Output the lines below exactly, please, from the first line until the line with "from matplotlib.patches import Rectangle", counting both.

Start

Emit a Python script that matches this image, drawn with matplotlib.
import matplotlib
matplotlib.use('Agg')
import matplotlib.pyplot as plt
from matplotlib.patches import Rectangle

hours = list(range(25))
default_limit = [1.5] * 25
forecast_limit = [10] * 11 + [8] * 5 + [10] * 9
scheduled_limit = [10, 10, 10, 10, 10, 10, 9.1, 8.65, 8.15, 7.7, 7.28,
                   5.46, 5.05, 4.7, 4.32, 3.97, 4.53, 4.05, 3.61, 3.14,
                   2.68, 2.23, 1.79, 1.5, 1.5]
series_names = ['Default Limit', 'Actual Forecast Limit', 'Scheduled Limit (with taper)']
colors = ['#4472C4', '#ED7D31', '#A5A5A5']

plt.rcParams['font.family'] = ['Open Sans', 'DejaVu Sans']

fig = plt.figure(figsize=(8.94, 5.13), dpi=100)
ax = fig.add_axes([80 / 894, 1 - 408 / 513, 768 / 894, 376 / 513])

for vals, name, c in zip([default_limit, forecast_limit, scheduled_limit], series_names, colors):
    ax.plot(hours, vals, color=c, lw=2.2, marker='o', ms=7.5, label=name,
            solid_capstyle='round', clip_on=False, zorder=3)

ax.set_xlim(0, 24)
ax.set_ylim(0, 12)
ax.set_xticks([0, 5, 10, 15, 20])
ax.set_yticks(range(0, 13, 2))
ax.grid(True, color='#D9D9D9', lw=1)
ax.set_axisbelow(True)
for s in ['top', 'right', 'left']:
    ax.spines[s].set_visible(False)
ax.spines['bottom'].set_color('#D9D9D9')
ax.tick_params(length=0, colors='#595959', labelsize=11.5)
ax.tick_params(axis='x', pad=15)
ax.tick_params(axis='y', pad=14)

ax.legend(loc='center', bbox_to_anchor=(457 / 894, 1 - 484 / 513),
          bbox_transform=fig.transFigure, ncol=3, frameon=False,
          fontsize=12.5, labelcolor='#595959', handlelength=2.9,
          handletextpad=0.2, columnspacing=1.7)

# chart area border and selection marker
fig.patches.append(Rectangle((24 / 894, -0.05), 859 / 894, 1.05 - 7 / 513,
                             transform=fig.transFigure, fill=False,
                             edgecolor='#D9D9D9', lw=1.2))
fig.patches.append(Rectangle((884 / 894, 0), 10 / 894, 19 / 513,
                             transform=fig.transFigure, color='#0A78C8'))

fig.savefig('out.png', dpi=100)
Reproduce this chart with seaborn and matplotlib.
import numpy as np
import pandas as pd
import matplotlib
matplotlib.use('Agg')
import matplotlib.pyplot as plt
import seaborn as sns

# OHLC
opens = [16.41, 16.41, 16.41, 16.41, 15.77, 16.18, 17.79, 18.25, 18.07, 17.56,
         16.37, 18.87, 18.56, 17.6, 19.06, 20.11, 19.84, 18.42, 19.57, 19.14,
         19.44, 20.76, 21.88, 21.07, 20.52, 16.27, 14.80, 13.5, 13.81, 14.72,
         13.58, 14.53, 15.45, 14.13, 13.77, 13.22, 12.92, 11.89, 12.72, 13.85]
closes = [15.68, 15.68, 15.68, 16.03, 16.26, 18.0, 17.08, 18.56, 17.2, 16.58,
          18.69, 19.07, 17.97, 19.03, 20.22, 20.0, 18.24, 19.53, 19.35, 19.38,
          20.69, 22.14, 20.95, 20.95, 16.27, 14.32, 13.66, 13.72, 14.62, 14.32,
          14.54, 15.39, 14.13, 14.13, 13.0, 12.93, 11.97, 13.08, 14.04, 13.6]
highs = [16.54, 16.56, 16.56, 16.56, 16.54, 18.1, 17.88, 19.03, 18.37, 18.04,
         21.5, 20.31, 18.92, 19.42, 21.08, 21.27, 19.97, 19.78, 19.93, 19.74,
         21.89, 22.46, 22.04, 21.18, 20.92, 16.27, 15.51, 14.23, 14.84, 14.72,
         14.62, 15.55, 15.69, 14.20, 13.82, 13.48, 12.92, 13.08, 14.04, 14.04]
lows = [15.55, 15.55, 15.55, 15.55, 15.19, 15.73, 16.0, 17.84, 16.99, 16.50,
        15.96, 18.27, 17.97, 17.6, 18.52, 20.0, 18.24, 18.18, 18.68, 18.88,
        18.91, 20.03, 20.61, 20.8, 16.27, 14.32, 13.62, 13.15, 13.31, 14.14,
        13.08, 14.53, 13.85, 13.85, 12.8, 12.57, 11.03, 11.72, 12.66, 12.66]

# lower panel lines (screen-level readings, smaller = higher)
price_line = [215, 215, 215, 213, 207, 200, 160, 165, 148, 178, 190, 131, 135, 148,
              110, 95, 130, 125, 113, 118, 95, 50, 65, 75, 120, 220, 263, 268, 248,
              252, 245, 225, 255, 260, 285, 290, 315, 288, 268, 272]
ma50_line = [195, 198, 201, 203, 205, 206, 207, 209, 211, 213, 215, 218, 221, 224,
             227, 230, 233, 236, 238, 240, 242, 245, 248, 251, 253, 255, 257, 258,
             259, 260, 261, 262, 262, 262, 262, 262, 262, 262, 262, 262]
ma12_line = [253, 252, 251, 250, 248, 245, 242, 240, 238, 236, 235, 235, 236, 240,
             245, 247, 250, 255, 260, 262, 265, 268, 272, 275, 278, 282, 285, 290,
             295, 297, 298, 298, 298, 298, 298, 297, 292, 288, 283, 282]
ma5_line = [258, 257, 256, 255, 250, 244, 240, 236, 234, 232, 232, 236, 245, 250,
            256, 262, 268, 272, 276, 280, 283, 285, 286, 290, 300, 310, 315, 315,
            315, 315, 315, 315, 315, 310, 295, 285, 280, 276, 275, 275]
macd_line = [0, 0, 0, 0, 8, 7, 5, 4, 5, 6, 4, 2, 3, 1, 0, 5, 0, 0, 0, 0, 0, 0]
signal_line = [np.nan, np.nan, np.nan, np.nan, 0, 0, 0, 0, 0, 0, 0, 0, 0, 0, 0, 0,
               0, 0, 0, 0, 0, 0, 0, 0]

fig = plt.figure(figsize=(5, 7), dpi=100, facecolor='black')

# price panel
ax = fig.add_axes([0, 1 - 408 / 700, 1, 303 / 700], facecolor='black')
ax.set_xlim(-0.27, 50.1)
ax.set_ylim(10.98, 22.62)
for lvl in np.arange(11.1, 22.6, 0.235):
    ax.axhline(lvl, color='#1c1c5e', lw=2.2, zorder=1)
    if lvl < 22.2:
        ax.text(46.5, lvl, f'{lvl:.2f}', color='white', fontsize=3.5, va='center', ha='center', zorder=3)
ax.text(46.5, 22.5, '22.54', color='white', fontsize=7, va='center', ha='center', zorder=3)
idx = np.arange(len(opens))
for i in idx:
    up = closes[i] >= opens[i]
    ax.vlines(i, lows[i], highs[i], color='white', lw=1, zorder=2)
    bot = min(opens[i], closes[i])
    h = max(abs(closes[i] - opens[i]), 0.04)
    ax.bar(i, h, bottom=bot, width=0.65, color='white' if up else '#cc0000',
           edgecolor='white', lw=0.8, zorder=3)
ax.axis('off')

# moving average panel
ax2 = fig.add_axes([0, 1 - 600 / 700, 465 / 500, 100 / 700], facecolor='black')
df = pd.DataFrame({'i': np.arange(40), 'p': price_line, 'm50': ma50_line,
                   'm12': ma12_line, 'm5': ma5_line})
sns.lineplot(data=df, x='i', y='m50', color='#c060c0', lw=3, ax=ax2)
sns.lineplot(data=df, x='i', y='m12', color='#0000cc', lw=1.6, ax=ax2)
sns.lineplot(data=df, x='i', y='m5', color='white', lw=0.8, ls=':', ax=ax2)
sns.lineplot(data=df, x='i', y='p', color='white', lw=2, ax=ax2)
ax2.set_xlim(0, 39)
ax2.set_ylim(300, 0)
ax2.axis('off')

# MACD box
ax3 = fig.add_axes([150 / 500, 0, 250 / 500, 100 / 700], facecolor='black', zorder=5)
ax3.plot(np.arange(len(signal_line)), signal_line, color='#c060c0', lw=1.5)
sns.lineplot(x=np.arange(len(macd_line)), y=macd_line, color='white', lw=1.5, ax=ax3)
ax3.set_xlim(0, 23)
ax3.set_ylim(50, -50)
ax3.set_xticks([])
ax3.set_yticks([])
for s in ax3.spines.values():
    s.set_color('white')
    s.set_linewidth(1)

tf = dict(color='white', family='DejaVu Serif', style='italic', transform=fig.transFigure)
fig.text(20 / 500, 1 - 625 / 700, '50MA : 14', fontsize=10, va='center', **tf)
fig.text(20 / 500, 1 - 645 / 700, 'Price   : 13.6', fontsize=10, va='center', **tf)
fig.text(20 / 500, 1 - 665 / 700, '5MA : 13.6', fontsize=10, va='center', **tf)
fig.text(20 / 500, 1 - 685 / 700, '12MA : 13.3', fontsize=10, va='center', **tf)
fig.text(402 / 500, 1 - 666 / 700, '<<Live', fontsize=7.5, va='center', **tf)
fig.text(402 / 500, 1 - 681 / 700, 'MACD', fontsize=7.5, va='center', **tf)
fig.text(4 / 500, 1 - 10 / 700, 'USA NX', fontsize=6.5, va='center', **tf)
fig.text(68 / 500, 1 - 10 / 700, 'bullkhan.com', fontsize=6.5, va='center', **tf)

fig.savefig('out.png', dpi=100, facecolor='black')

End

• _Response_:
Emit a Python script that matches this image, drawn with matplotlib.
import matplotlib
matplotlib.use('Agg')
import matplotlib.pyplot as plt
from matplotlib.patches import Rectangle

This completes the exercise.